◆ **AIM OF THE EXERCISE**: With the images removed, repeat the data below exactly.

◆ **SUPPLIED INFORMATION**:
-=-=-

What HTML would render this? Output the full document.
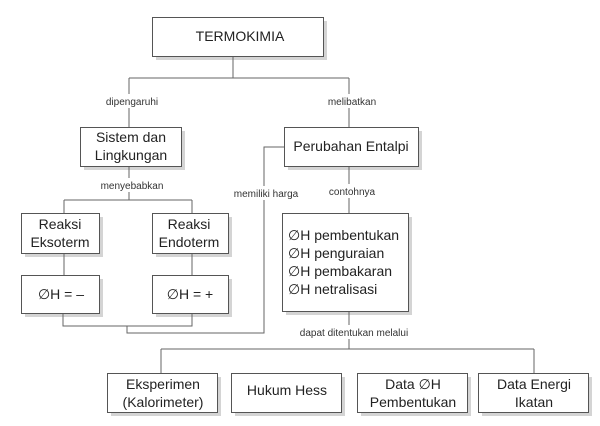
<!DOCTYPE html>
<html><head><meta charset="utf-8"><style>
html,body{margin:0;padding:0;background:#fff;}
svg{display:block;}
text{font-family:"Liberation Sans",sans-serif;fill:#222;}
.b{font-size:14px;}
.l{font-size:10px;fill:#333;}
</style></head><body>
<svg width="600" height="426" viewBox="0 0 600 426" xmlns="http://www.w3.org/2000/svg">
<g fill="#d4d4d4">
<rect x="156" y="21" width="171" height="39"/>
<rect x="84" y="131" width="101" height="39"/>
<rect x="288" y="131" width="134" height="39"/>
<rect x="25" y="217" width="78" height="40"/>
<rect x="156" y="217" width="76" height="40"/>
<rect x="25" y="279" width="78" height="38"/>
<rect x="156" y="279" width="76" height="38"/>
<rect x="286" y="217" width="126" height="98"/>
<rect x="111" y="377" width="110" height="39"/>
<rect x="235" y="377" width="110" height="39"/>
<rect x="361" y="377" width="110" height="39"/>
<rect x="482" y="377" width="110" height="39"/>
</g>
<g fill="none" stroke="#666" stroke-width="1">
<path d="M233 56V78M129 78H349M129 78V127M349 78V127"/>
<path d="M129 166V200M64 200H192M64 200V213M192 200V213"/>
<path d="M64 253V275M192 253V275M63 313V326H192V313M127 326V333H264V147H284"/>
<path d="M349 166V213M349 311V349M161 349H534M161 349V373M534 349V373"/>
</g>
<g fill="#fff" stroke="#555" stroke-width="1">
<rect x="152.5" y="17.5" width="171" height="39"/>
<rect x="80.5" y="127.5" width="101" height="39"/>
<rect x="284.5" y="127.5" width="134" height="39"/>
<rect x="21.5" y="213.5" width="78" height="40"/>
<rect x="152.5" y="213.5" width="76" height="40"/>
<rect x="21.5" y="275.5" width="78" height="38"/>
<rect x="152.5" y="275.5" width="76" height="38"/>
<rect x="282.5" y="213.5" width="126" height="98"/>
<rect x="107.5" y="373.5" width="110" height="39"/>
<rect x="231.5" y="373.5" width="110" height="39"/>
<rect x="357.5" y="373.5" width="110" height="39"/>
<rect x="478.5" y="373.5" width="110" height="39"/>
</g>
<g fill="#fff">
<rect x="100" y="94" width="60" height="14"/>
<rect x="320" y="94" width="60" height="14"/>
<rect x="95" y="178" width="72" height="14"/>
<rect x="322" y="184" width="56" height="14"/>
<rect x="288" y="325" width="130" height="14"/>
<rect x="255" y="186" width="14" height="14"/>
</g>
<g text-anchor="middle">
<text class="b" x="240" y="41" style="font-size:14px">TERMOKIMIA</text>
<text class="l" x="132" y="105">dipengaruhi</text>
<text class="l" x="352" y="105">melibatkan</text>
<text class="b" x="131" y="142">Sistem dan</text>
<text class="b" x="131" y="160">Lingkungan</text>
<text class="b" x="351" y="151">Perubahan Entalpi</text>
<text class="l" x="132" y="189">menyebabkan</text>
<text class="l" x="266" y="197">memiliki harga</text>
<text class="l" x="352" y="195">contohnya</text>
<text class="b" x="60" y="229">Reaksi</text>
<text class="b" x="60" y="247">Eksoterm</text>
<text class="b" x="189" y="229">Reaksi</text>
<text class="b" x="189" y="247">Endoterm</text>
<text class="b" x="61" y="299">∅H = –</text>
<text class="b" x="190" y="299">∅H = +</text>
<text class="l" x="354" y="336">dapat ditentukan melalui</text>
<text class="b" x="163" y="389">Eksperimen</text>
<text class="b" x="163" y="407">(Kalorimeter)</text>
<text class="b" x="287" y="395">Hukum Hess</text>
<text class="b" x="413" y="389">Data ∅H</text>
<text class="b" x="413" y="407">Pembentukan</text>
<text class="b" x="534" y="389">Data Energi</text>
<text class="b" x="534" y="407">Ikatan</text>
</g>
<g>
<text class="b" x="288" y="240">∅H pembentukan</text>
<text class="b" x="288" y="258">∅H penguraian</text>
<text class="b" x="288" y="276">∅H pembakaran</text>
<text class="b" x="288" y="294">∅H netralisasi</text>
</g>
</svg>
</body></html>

-=-=-

◆ **TASK RESPONSE**:
What HTML would render this? Output the full document.
<!DOCTYPE html>
<html><head><meta charset="utf-8"><style>
html,body{margin:0;padding:0;background:#fff;}
svg{display:block;}
text{font-family:"Liberation Sans",sans-serif;fill:#222;}
.b{font-size:14px;}
.l{font-size:10px;fill:#333;}
</style></head><body>
<svg width="600" height="426" viewBox="0 0 600 426" xmlns="http://www.w3.org/2000/svg">
<g fill="#d4d4d4">
<rect x="156" y="21" width="171" height="39"/>
<rect x="84" y="131" width="101" height="39"/>
<rect x="288" y="131" width="134" height="39"/>
<rect x="25" y="217" width="78" height="40"/>
<rect x="156" y="217" width="76" height="40"/>
<rect x="25" y="279" width="78" height="38"/>
<rect x="156" y="279" width="76" height="38"/>
<rect x="286" y="217" width="126" height="98"/>
<rect x="111" y="377" width="110" height="39"/>
<rect x="235" y="377" width="110" height="39"/>
<rect x="361" y="377" width="110" height="39"/>
<rect x="482" y="377" width="110" height="39"/>
</g>
<g fill="none" stroke="#666" stroke-width="1">
<path d="M233 56V78M129 78H349M129 78V127M349 78V127"/>
<path d="M129 166V200M64 200H192M64 200V213M192 200V213"/>
<path d="M64 253V275M192 253V275M63 313V326H192V313M127 326V333H264V147H284"/>
<path d="M349 166V213M349 311V349M161 349H534M161 349V373M534 349V373"/>
</g>
<g fill="#fff" stroke="#555" stroke-width="1">
<rect x="152.5" y="17.5" width="171" height="39"/>
<rect x="80.5" y="127.5" width="101" height="39"/>
<rect x="284.5" y="127.5" width="134" height="39"/>
<rect x="21.5" y="213.5" width="78" height="40"/>
<rect x="152.5" y="213.5" width="76" height="40"/>
<rect x="21.5" y="275.5" width="78" height="38"/>
<rect x="152.5" y="275.5" width="76" height="38"/>
<rect x="282.5" y="213.5" width="126" height="98"/>
<rect x="107.5" y="373.5" width="110" height="39"/>
<rect x="231.5" y="373.5" width="110" height="39"/>
<rect x="357.5" y="373.5" width="110" height="39"/>
<rect x="478.5" y="373.5" width="110" height="39"/>
</g>
<g fill="#fff">
<rect x="100" y="94" width="60" height="14"/>
<rect x="320" y="94" width="60" height="14"/>
<rect x="95" y="178" width="72" height="14"/>
<rect x="322" y="184" width="56" height="14"/>
<rect x="288" y="325" width="130" height="14"/>
<rect x="255" y="186" width="14" height="14"/>
</g>
<g text-anchor="middle">
<text class="b" x="240" y="41" style="font-size:14px">TERMOKIMIA</text>
<text class="l" x="132" y="105">dipengaruhi</text>
<text class="l" x="352" y="105">melibatkan</text>
<text class="b" x="131" y="142">Sistem dan</text>
<text class="b" x="131" y="160">Lingkungan</text>
<text class="b" x="351" y="151">Perubahan Entalpi</text>
<text class="l" x="132" y="189">menyebabkan</text>
<text class="l" x="266" y="197">memiliki harga</text>
<text class="l" x="352" y="195">contohnya</text>
<text class="b" x="60" y="229">Reaksi</text>
<text class="b" x="60" y="247">Eksoterm</text>
<text class="b" x="189" y="229">Reaksi</text>
<text class="b" x="189" y="247">Endoterm</text>
<text class="b" x="61" y="299">∅H = –</text>
<text class="b" x="190" y="299">∅H = +</text>
<text class="l" x="354" y="336">dapat ditentukan melalui</text>
<text class="b" x="163" y="389">Eksperimen</text>
<text class="b" x="163" y="407">(Kalorimeter)</text>
<text class="b" x="287" y="395">Hukum Hess</text>
<text class="b" x="413" y="389">Data ∅H</text>
<text class="b" x="413" y="407">Pembentukan</text>
<text class="b" x="534" y="389">Data Energi</text>
<text class="b" x="534" y="407">Ikatan</text>
</g>
<g>
<text class="b" x="288" y="240">∅H pembentukan</text>
<text class="b" x="288" y="258">∅H penguraian</text>
<text class="b" x="288" y="276">∅H pembakaran</text>
<text class="b" x="288" y="294">∅H netralisasi</text>
</g>
</svg>
</body></html>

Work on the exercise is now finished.